Estimation of fuzzy Gaussian mixture and unsupervised statistical image segmentation

Abstract

This paper addresses the estimation of fuzzy Gaussian distribution mixture with applications to unsupervised statistical fuzzy image segmentation. In a general way, the fuzzy approach enriches the current statistical models by adding a fuzzy class, which has several interpretations in signal processing. One such interpretation in image segmentation is the simultaneous appearance of several thematic classes on the same site. We introduce a new procedure for estimating of fuzzy mixtures, which is an adaptation of the iterative conditional estimation (ICE) algorithm to the fuzzy framework, We first describe the blind estimation, i.e., without taking into account any spatial information, valid in any context of independent noisy observations.
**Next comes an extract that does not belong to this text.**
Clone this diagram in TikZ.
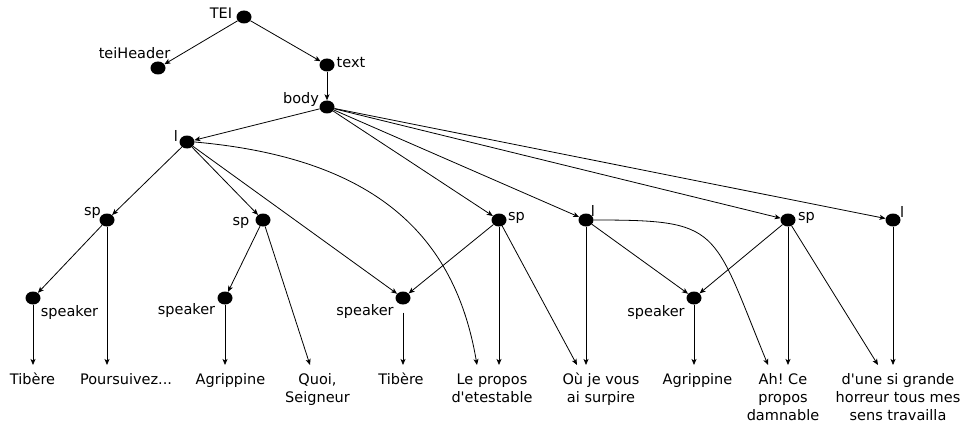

Then we introduce, in a manner analogous to classical hard segmentation, the spatial information by two different approaches: contextual segmentation and adaptive blind segmentation. In the first case, the spatial information is taken into account at the segmentation step level, and in the second case it is taken into account at the parameter estimation step level. The results obtained with the iterative conditional estimation algorithm are compared to those obtained with expectation-maximization (EM) and the stochastic EM algorithms, on both parameter estimation and unsupervised segmentation levels, via simulations. The methods proposed appear as complementary to the fuzzy C-means algorithms.